Pseudo-evidence is not science: Manipulating statistics

By ACSH Staff — May 07, 2012
ACSH has a long history of balancing hype from various sources with evidence-based science, especially when it comes to countering sensationalized studies that rely on questionable methodologies.

ACSH has a long history of balancing hype from various sources with evidence-based science, especially when it comes to countering sensationalized studies that rely on questionable methodologies. Though prominent news outlets constantly report on observational studies as though their conclusions were irrefutable the same type of studies that claim to link diet soda to stroke or phthalates to obesity we were pleasantly surprised to encounter an article on the front page of last week s Wall Street Journal that finally shed light on this scientifically dubious method of research.

Observational studies use sophisticated computer software to analyze data previously collected by others. Unlike randomized controlled interventional studies the gold standard of medical research observational studies lack any human intervention; scientists merely draw inferences about the effects of treatments based on numbers obtained from a database. It s not uncommon that such analyses bend the rules of statistics in order to achieve the desired result, or what we at ACSH familiarly refer to as data-dredging allowing researchers to come up with statistically significant results by reanalyzing data from different perspectives.

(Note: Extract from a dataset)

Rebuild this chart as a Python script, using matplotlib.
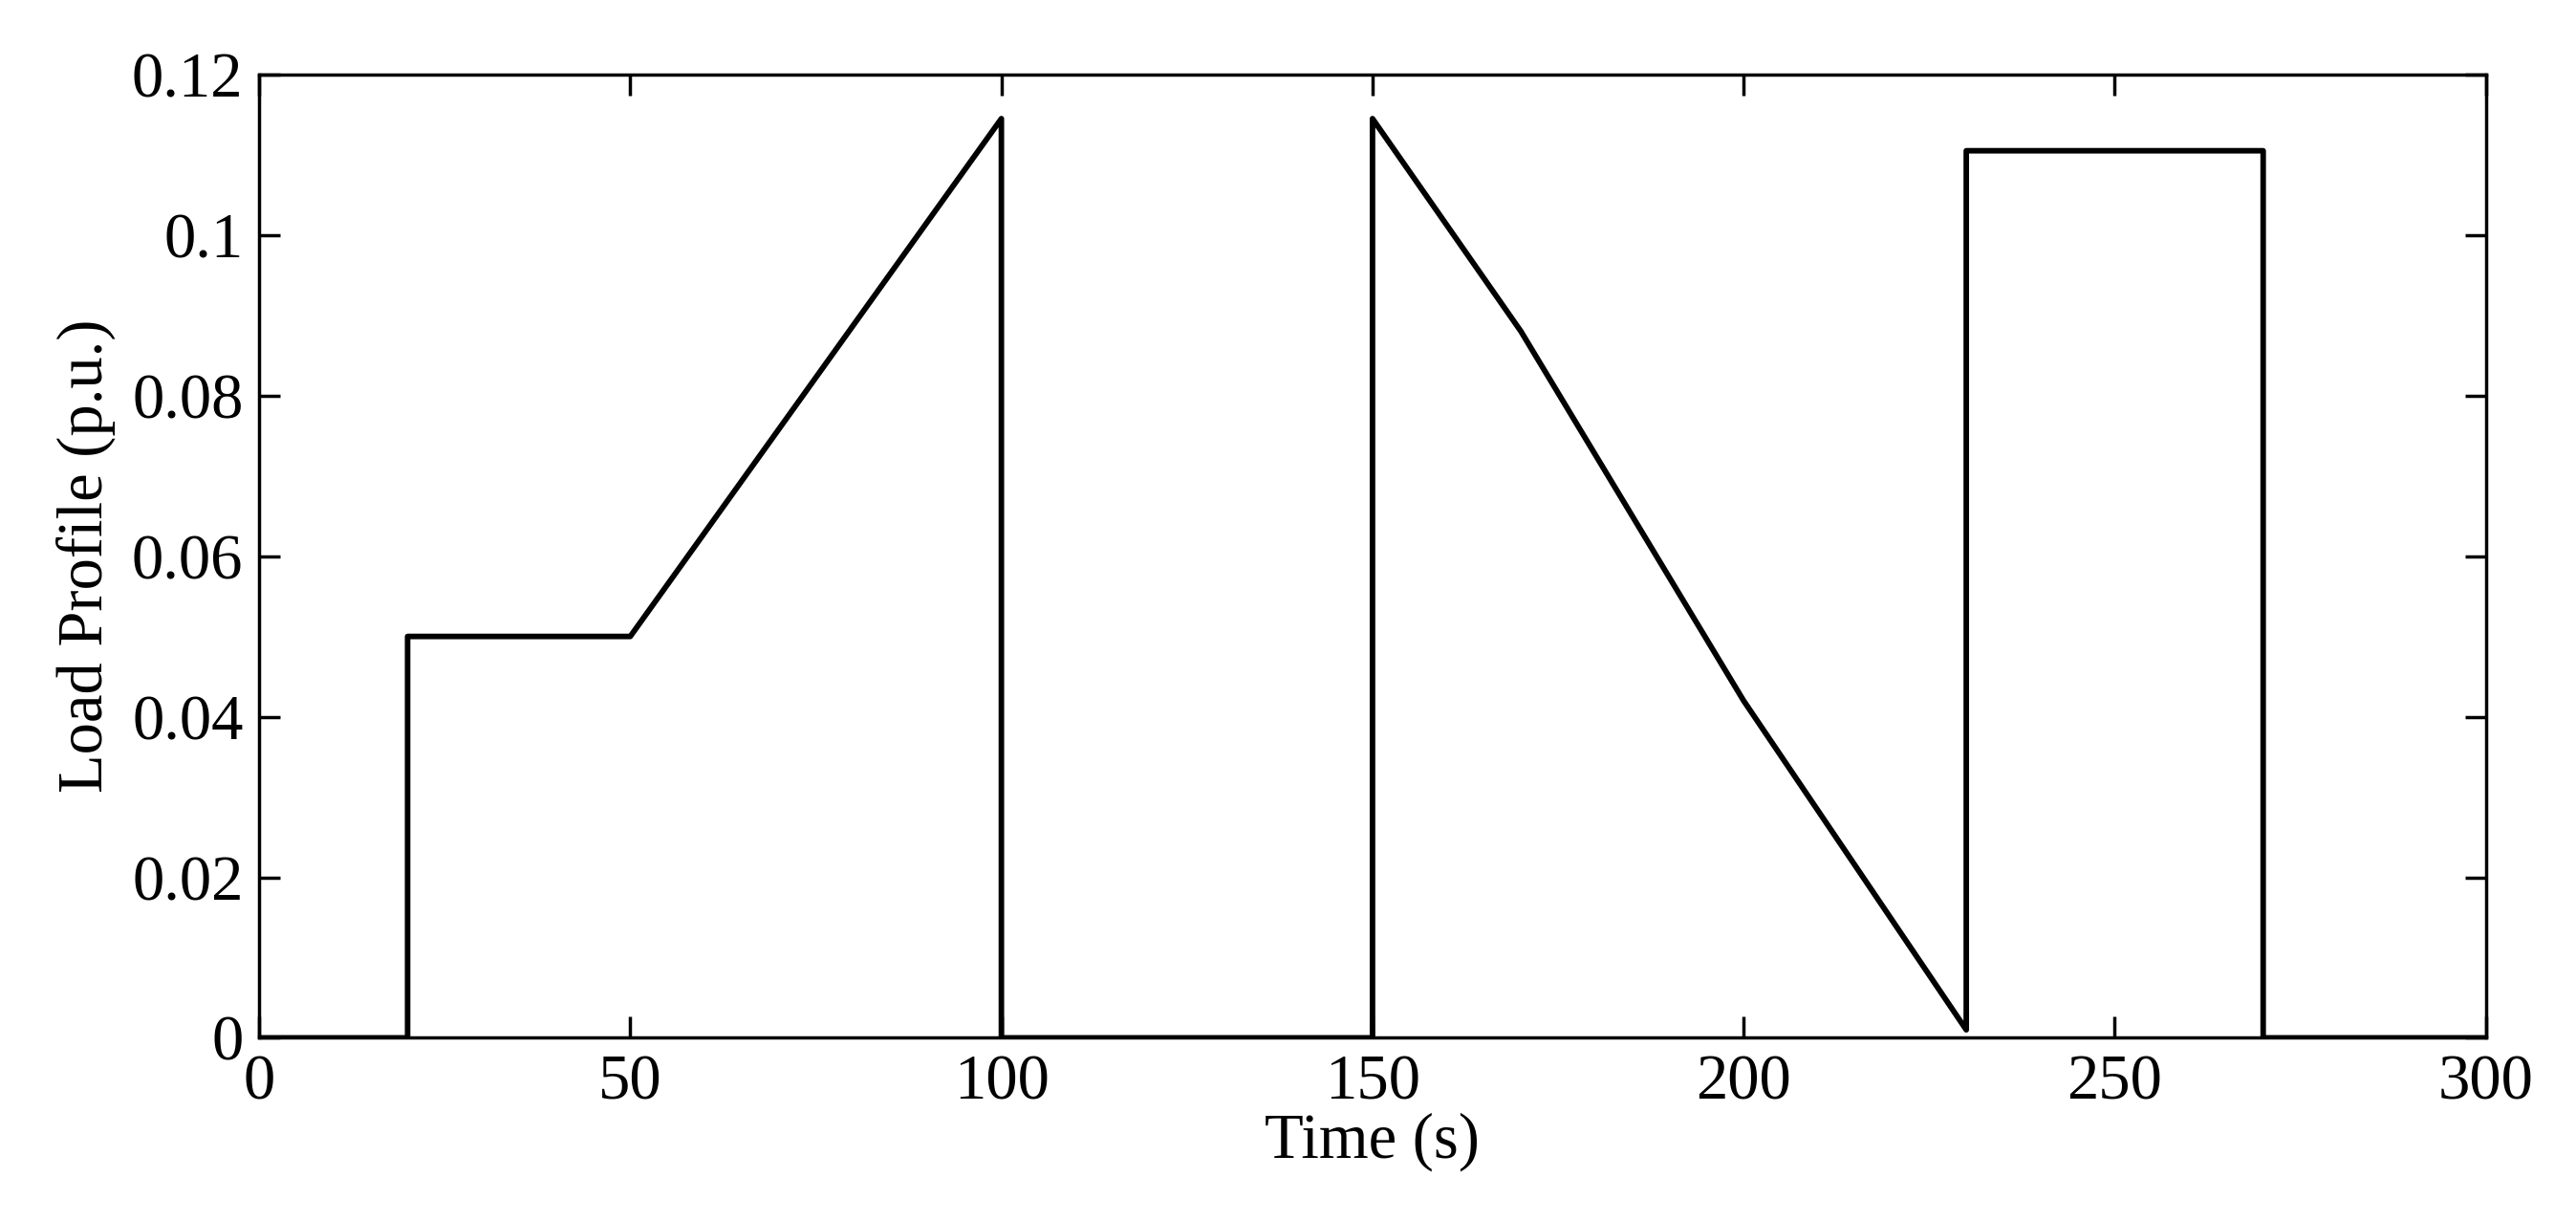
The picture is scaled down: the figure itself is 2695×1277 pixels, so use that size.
import matplotlib.pyplot as plt
import numpy as np

# load profile breakpoints
time_s = np.array([0, 20, 20, 50, 100, 100, 150, 150, 170, 200, 230, 230, 270, 270, 300])
load_pu = np.array([0, 0, 0.05, 0.05, 0.1145, 0, 0, 0.1145, 0.088, 0.042, 0.001, 0.1105, 0.1105, 0, 0])

plt.rcParams['font.family'] = ['Liberation Serif', 'DejaVu Serif']

fig = plt.figure(figsize=(26.95, 12.77), dpi=100)
ax = fig.add_axes([0.1006, 0.150, 0.8644, 0.789])
ax.plot(time_s, load_pu, color='k', lw=4.2)
ax.set_xlim(0, 300)
ax.set_ylim(0, 0.12)
ax.set_xticks([0, 50, 100, 150, 200, 250, 300])
ax.set_yticks([0, 0.02, 0.04, 0.06, 0.08, 0.1, 0.12])
ax.set_yticklabels(['0', '0.02', '0.04', '0.06', '0.08', '0.1', '0.12'])
ax.tick_params(direction='in', top=True, right=True, labelsize=48, length=16, width=2.5, pad=12)
for s in ax.spines.values():
    s.set_linewidth(2.5)
ax.set_xlabel('Time (s)', fontsize=48, labelpad=0)
ax.set_ylabel('Load Profile (p.u.)', fontsize=48, labelpad=12)
fig.savefig('out.png')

To demonstrate how unreliable observational studies can be, take, for instance, the results from two U.K. research teams that both extracted data from the same database to determine whether a popular class of osteoporosis drugs called bisphosphonates increase the risk of esophageal cancer. While one group of researchers found only a small effect and concluded that the medicine was not significantly associated with the disease, the other group found a whopping 30 percent increase in esophageal cancer risk. Both studies were done by reputable authors and published in first-rank journals.

How, then, can two studies that rely on the same data arrive at such contradictory results? Well, according to ACSH advisor Dr. S. Stanley Young of the U.S. National Institute of Statistical Sciences, who was also quoted in the WSJ piece, observational studies are highly susceptible to statistical biases which can be unintentional, but which often produce unreliable findings. On the other hand, such data manipulations can be a short-cut to publication and headlines for researchers and institutions alike: You can troll the data, slicing and dicing it any way you want, Dr. Young says. A great deal of irresponsible reporting of results is going on.

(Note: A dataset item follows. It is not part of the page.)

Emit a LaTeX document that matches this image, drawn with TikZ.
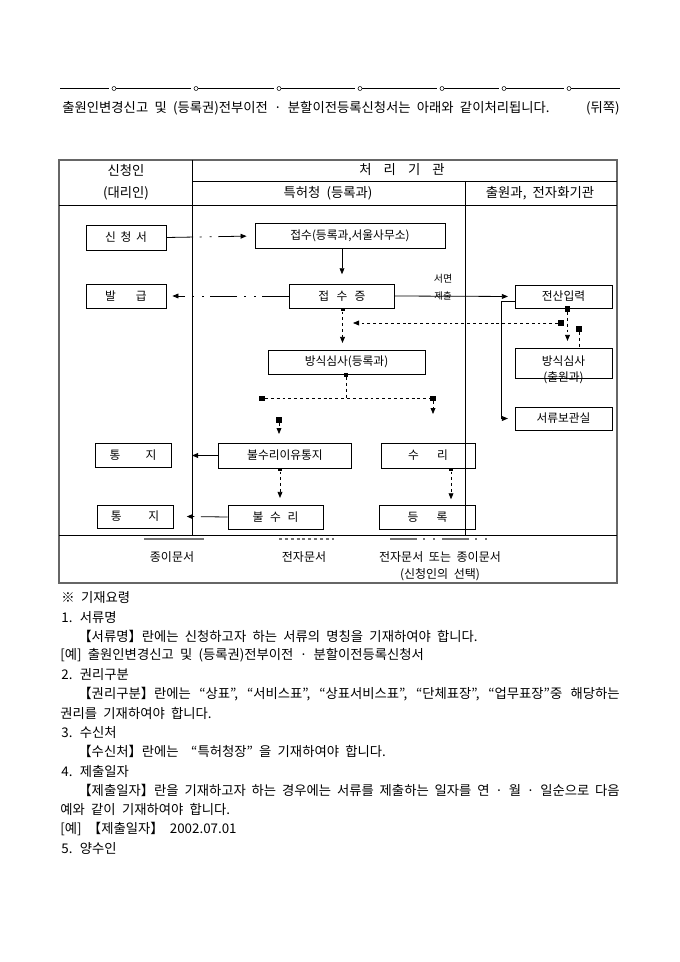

And, of course, the media just love to report on sensational studies when the findings are bound to cause an uproar, says ACSH s Dr. Gilbert Ross. Just because a study is published in a peer-reviewed journal and reported on in the media doesn t mean it s exempt from suspicion. Unfortunately, a good proportion of these will be found to not be replicable; however, the report of a study s reversal will often not make the news.

Indeed observational studies can be replicated only about 20 percent of the time (although Dr. Young believes this number may actually be even lower only 5 to 10 percent). Yet the popularity of observational studies among the scientific community is ever-increasing: Between 2001 and 2011, the number of these studies more than tripled to 263,557, according to an analysis by Thomson Reuters. So why continue to conduct such research if it s laden with so many confounding variables and inaccuracies? Well, for one, observational studies are less expensive to execute, and they take much less time to complete. And though they will never achieve the same statistical accuracy as randomized controlled trials, they can sometimes offer clues about certain health outcomes.

In the meantime, Dr. Ross reminds us that just because a study reports that two events are statistically associated, remember that these links are often the result of much data manipulation. At best, he says, such conclusions are merely suggestive; at worst, they are blatant fallacies.

The bottom line, says Dr. Young, is that you can get just about any answer you want with large observational data sets and this type of statistical modeling. The claims you worry about, when they are tested in randomized clinical trials, essentially never replicate.